Students represented Fordham Law scholar Ethan Leib, the John D. Calamari Distinguished Professor of Law, who submitted an amicus brief in People v. Hernandez (2024), a case before the New York Court of Appeals involving a defendant with a prior conviction who was seeking to reduce the sentence of his most recent conviction.
Leib’s research and scholarship includes extensive writing on issues related to statutory interpretation, legislation, and judicial review. The amicus brief was based on an article Leib recently published in the Notre Dame Law School Journal of Legislation, arguing that there is “interpretive divergence” between statutory and contract cases in how the New York State Court of Appeals interprets the law.
Based on these findings, Leib’s brief urged the court to “consider statutory structure and context, legislative history, and legislative intent, as well as the language of the statute,” rather than using a more “literalist reading” of the statutes. This interpretative approach, according to Leib, could allow for a more lenient sentence for the defendant.
The case also provided an opportunity for students to expand their legal research and writing skills. “I’ve grown so accustomed to trying to train 1Ls in basic doctrinal courses—my teaching portfolio essentially only has me meeting students in their first year—that I rarely get the privilege to see them ripen into sophisticated lawyers,” said Leib. “Watching them translate my academic ideas into a persuasive brief for the court was a pleasure and an honor.”
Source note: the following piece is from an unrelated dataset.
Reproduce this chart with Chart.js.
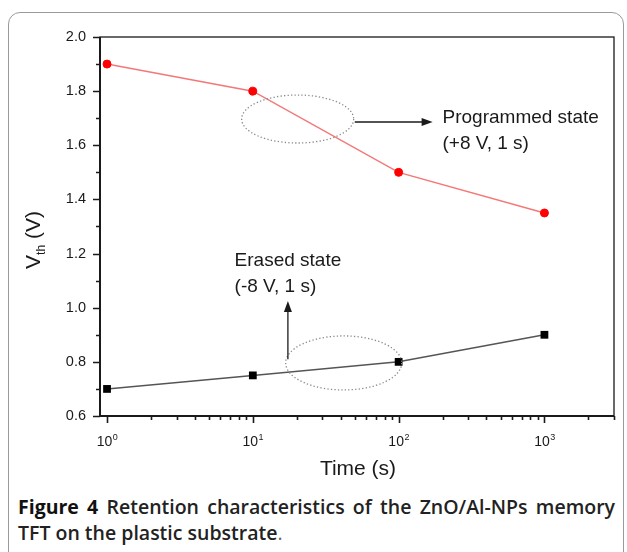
<!DOCTYPE html>
<html>
<head>
<meta charset="utf-8">
<script src="https://cdn.jsdelivr.net/npm/chart.js@4.4.1/dist/chart.umd.min.js"></script>
<style>
  html, body { margin: 0; padding: 0; background: #fff; overflow: hidden; }
  body { width: 627px; height: 552px; position: relative; }
  #frame {
    position: absolute; left: 8px; top: 12px; width: 616px; height: 620px;
    border: 1px solid #9a9a9a; border-radius: 12px; box-sizing: border-box;
  }
  #chart { position: absolute; left: 0; top: 0; }
  #caption {
    position: absolute; left: 18px; top: 494px; width: 597px;
    font-family: "Open Sans", sans-serif; font-size: 19.5px; line-height: 26px;
    color: #222; font-weight: 600;
  }
  #caption .l1 { text-align: justify; text-align-last: justify; white-space: nowrap; }
  #caption b { font-weight: 700; color: #111; }
  #caption .dot { font-weight: 400; color: #666; }
</style>
</head>
<body>
<div id="frame"></div>
<canvas id="chart" width="627" height="480"></canvas>
<div id="caption">
  <div class="l1"><b>Figure 4</b> Retention characteristics of the ZnO/Al-NPs memory</div>
  <div>TFT on the plastic substrate<span class="dot">.</span></div>
</div>
<script>
// time points (s) and threshold voltages (V)
const times = [1, 10, 100, 1000];
const programmed = [1.90, 1.80, 1.50, 1.35];
const erased = [0.70, 0.75, 0.80, 0.90];

// axis ticks
const yMajor = [0.6, 0.8, 1.0, 1.2, 1.4, 1.6, 1.8, 2.0];
const yMinor = [0.7, 0.9, 1.1, 1.3, 1.5, 1.7, 1.9];
const xExponents = [0, 1, 2, 3];

const FONT = '"Liberation Sans", Arial, sans-serif';
const INK = '#1a1a1a';

function toPoints(ys) {
  return times.map((t, i) => ({ x: t, y: ys[i] }));
}

// axis frame, tick marks, x labels with superscripts, y title, annotations
const decorations = {
  id: 'decorations',
  beforeDatasetsDraw(chart) {
    const { ctx, chartArea: a, scales: { x, y } } = chart;
    ctx.save();
    ctx.strokeStyle = INK;
    ctx.lineWidth = 1.3;
    ctx.strokeRect(a.left, a.top, a.right - a.left, a.bottom - a.top);
    ctx.lineWidth = 2;
    ctx.beginPath();
    ctx.moveTo(a.left, a.top);
    ctx.lineTo(a.left, a.bottom);
    ctx.lineTo(a.right, a.bottom);
    ctx.stroke();

    ctx.lineWidth = 1.6;
    ctx.beginPath();
    yMajor.forEach(v => {
      const py = Math.round(y.getPixelForValue(v)) + 0.5;
      ctx.moveTo(a.left, py); ctx.lineTo(a.left - 7, py);
    });
    yMinor.forEach(v => {
      const py = Math.round(y.getPixelForValue(v)) + 0.5;
      ctx.moveTo(a.left, py); ctx.lineTo(a.left - 4, py);
    });
    xExponents.forEach(e => {
      const px = Math.round(x.getPixelForValue(Math.pow(10, e))) + 0.5;
      ctx.moveTo(px, a.bottom); ctx.lineTo(px, a.bottom + 7);
      for (let m = 2; m <= 9; m++) {
        const v = m * Math.pow(10, e);
        if (v > x.max) break;
        const q = Math.round(x.getPixelForValue(v)) + 0.5;
        ctx.moveTo(q, a.bottom); ctx.lineTo(q, a.bottom + 4);
      }
    });
    ctx.stroke();

    // x tick labels 10^n
    ctx.fillStyle = INK;
    ctx.textBaseline = 'alphabetic';
    ctx.textAlign = 'left';
    xExponents.forEach(e => {
      const px = x.getPixelForValue(Math.pow(10, e));
      ctx.font = '14px ' + FONT;
      const wb = ctx.measureText('10').width;
      ctx.font = '9px ' + FONT;
      const we = ctx.measureText(String(e)).width;
      const x0 = px - (wb + we) / 2;
      ctx.font = '14px ' + FONT;
      ctx.fillText('10', x0, a.bottom + 30);
      ctx.font = '9px ' + FONT;
      ctx.fillText(String(e), x0 + wb + 0.5, a.bottom + 24);
    });

    // x title
    ctx.font = '21px ' + FONT;
    ctx.textAlign = 'center';
    ctx.fillText('Time (s)', (a.left + a.right) / 2 + 1, a.bottom + 59);

    // y title V_th (V), rotated
    ctx.translate(40, 240);
    ctx.rotate(-Math.PI / 2);
    ctx.textAlign = 'left';
    ctx.font = '21px ' + FONT;
    const wV = ctx.measureText('V').width;
    const wRest = ctx.measureText(' (V)').width;
    ctx.font = '12px ' + FONT;
    const wSub = ctx.measureText('th').width;
    let sx = -(wV + wSub + wRest) / 2;
    ctx.font = '21px ' + FONT;
    ctx.fillText('V', sx, 0);
    ctx.font = '12px ' + FONT;
    ctx.fillText('th', sx + wV, 5);
    ctx.font = '21px ' + FONT;
    ctx.fillText(' (V)', sx + wV + wSub, 0);
    ctx.restore();
  },
  afterDatasetsDraw(chart) {
    const { ctx, scales: { x, y } } = chart;
    ctx.save();

    const ellipse = (cx, cy, rx, ry) => {
      ctx.save();
      ctx.strokeStyle = '#8a8a8a';
      ctx.lineWidth = 1.3;
      ctx.setLineDash([1.3, 2.2]);
      ctx.beginPath();
      ctx.ellipse(x.getPixelForValue(cx), y.getPixelForValue(cy), rx, ry, 0, 0, Math.PI * 2);
      ctx.stroke();
      ctx.restore();
    };
    const arrow = (x1, y1, x2, y2) => {
      const p1 = [x.getPixelForValue(x1), y.getPixelForValue(y1)];
      const p2 = [x.getPixelForValue(x2), y.getPixelForValue(y2)];
      const ang = Math.atan2(p2[1] - p1[1], p2[0] - p1[0]);
      ctx.strokeStyle = INK; ctx.fillStyle = INK; ctx.lineWidth = 1.3;
      ctx.beginPath();
      ctx.moveTo(p1[0], p1[1]);
      ctx.lineTo(p2[0] - 8 * Math.cos(ang), p2[1] - 8 * Math.sin(ang));
      ctx.stroke();
      ctx.beginPath();
      ctx.moveTo(p2[0], p2[1]);
      ctx.lineTo(p2[0] - 11 * Math.cos(ang) + 4 * Math.sin(ang), p2[1] - 11 * Math.sin(ang) - 4 * Math.cos(ang));
      ctx.lineTo(p2[0] - 11 * Math.cos(ang) - 4 * Math.sin(ang), p2[1] - 11 * Math.sin(ang) + 4 * Math.cos(ang));
      ctx.closePath();
      ctx.fill();
    };
    const label = (tx, ty, lines) => {
      ctx.fillStyle = INK;
      ctx.font = '19px ' + FONT;
      ctx.textAlign = 'left';
      ctx.textBaseline = 'alphabetic';
      const px = x.getPixelForValue(tx), py = y.getPixelForValue(ty);
      lines.forEach((s, i) => ctx.fillText(s, px, py + i * 26));
    };

    // programmed state
    ellipse(20.3, 1.697, 56, 24);
    arrow(50, 1.686, 171, 1.686);
    label(200, 1.682, ['Programmed state', '(+8 V, 1 s)']);

    // erased state
    ellipse(42, 0.796, 58, 27);
    arrow(17.4, 0.81, 17.4, 1.025);
    label(7.5, 1.154, ['Erased state', '(-8 V, 1 s)']);

    ctx.restore();
  }
};

new Chart(document.getElementById('chart'), {
  type: 'line',
  data: {
    datasets: [{
      label: 'Programmed state',
      data: toPoints(programmed),
      borderColor: '#f47878',
      borderWidth: 1.5,
      pointStyle: 'circle',
      pointRadius: 4,
      pointBorderWidth: 1,
      pointBackgroundColor: '#ff0000',
      pointBorderColor: '#ff0000'
    }, {
      label: 'Erased state',
      data: toPoints(erased),
      borderColor: '#555555',
      borderWidth: 1.5,
      pointStyle: 'rect',
      pointRadius: 5.5,
      pointBorderWidth: 0,
      pointBackgroundColor: '#000000',
      pointBorderColor: '#000000'
    }]
  },
  options: {
    responsive: false,
    animation: false,
    devicePixelRatio: 1,
    layout: { padding: { top: 37, right: 13, left: 0, bottom: 0 } },
    plugins: { legend: { display: false }, tooltip: { enabled: false } },
    scales: {
      x: {
        type: 'logarithmic',
        min: 0.895,
        max: 3000,
        grid: { display: false, drawTicks: false },
        border: { display: false },
        ticks: { display: false },
        afterFit: s => { s.height = 64; }
      },
      y: {
        min: 0.6,
        max: 2.0,
        grid: { display: false, drawTicks: false },
        border: { display: false },
        ticks: {
          stepSize: 0.2,
          padding: 14,
          color: INK,
          font: { family: FONT, size: 14.5 },
          callback: v => v.toFixed(1)
        },
        afterFit: s => { s.width = 100; }
      }
    }
  },
  plugins: [decorations]
});
</script>
</body>
</html>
Over the course of two semesters, 7 Fordham Law students—Emma Bellows ’24, David Bloomquist ’24, Brennan Corriston ’24, Steven McFarland II ’24, Sarah Wiik ’24, Tamara Zapata ’24, and Rachel Zhu ’24—were involved in the case by contributing legal research to support Leib’s argument.
“Working on this amicus brief was a rewarding experience,” said Corriston. “I was grateful for the chance to hopefully help contribute to a fair and just outcome for Mr. Hernandez and to argue for a grounded and constitutional reading of the law. Not only did I learn about an area of the law that was new to me—state criminal and sentencing law—I learned a lot from working with the terrific team of professors and other students to ground our amicus brief in the statutory interpretation precedent of the court.”
“The students read Professor Leib’s work in this area, read the Hernandez materials, researched the Court of Appeals cases, and found a long line of cases that use the interpretive approach about which Prof. Leib has written,” said Fordham Law Professor Ian Weinstein, who supervised the students working on the brief. “It was a great project for the students, it was an interesting question of law, and it was wonderful to represent my learned colleague with our students,” said Weinstein.